----- Dataset -----
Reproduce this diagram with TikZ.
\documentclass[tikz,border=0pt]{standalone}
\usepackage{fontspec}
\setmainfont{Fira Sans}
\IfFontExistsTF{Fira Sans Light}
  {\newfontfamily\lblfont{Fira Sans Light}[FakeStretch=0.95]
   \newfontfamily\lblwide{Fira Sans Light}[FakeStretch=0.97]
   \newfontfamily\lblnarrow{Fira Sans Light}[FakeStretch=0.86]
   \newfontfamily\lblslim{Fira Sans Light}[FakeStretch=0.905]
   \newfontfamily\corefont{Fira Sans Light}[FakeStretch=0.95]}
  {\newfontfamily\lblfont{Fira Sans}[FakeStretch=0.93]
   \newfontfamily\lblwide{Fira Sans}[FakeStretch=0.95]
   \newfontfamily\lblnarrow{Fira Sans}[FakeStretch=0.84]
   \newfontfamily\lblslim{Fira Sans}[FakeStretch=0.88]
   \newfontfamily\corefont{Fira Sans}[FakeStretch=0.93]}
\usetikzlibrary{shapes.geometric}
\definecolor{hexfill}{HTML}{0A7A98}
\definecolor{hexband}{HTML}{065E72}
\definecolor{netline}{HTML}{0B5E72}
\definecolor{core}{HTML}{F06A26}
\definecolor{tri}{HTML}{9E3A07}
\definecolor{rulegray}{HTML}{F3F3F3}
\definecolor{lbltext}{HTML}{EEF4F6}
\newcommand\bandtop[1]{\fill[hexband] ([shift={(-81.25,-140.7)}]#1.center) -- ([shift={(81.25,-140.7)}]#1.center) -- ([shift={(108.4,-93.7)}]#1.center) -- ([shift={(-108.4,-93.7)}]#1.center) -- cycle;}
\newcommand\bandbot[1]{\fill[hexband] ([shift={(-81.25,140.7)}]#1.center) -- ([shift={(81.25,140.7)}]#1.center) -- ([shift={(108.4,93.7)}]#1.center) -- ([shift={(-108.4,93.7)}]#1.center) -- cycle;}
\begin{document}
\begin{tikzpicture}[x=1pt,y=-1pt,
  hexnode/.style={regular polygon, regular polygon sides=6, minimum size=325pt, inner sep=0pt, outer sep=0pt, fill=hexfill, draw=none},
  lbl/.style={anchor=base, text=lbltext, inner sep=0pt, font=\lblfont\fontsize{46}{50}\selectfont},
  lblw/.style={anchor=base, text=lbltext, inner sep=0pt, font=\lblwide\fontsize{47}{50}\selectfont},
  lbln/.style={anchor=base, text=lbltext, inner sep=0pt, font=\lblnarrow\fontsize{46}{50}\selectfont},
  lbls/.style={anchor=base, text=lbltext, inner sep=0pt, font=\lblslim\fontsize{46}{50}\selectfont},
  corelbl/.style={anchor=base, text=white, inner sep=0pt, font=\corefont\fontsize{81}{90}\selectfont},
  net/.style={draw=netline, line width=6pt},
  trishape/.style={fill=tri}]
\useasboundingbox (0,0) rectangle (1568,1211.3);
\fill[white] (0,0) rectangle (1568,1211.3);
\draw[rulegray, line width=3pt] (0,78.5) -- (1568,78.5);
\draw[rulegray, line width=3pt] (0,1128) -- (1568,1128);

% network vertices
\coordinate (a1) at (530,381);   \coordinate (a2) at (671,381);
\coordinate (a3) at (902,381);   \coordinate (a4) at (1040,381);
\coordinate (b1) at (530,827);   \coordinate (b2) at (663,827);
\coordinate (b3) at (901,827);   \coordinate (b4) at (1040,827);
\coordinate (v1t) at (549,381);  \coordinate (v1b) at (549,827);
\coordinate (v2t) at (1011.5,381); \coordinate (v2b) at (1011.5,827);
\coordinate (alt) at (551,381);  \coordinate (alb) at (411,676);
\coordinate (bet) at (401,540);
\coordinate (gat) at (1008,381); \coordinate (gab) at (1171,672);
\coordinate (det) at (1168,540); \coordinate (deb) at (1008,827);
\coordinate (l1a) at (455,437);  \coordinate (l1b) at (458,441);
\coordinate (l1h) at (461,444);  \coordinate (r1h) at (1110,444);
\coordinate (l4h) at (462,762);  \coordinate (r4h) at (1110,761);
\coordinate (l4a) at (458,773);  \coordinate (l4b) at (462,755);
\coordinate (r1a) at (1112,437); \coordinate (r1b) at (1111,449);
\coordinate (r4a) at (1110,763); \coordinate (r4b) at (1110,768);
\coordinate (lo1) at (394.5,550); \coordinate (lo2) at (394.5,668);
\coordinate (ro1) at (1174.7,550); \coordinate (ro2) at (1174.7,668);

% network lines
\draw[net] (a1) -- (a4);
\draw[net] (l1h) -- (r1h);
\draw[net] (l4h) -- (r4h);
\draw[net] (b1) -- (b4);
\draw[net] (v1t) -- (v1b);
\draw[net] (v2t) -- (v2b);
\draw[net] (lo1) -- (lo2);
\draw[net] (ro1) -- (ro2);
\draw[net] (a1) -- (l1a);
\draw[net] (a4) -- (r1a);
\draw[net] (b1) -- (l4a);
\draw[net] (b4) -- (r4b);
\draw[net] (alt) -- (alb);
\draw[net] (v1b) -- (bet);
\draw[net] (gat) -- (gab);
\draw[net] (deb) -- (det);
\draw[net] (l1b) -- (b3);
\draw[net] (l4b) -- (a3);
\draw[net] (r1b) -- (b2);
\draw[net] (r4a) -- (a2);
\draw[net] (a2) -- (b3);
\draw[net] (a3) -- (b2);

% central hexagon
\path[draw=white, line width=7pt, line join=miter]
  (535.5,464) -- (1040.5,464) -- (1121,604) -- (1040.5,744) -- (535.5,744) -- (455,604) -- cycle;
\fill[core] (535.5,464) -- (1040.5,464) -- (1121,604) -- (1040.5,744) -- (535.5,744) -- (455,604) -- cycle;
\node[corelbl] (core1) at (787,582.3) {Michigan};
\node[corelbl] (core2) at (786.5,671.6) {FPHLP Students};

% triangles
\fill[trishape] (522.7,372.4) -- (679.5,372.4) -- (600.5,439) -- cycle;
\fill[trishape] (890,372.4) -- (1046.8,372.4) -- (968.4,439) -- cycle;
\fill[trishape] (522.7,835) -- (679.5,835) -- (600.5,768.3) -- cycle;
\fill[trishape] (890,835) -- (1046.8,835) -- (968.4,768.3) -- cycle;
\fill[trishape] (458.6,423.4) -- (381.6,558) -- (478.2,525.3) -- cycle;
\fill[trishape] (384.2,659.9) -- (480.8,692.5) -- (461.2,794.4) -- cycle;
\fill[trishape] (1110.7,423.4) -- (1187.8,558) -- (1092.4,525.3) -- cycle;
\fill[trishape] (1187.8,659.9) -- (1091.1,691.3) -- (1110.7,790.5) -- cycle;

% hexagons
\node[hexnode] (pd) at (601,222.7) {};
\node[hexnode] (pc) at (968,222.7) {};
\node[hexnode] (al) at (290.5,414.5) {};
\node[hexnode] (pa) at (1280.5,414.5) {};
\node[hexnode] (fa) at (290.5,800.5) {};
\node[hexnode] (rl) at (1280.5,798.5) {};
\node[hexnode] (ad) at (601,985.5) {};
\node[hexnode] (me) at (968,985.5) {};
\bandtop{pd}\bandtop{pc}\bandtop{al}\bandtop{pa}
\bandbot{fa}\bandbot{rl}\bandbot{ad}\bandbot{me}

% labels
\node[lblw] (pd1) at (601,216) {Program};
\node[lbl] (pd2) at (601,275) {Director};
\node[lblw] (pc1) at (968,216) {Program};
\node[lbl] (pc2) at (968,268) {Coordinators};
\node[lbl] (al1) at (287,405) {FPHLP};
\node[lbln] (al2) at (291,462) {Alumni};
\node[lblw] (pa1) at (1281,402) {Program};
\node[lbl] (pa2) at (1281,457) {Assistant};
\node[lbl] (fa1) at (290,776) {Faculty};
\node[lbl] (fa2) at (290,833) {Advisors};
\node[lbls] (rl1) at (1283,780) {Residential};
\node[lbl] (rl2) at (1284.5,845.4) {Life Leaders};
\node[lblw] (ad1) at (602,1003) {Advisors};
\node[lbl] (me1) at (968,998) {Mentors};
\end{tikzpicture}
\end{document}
-----
----- Dataset -----
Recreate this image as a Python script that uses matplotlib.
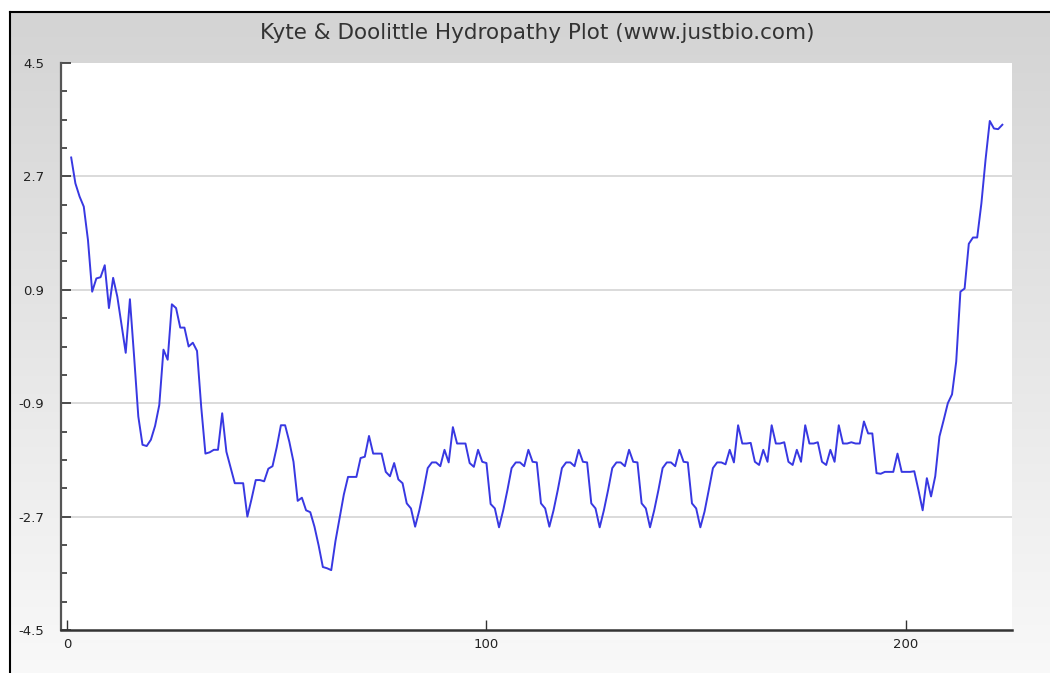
-----
Objective: Copy every line that includes the string "this" from the material above.

Solved problem:
Reproduce this diagram with TikZ.
Recreate this image as a Python script that uses matplotlib.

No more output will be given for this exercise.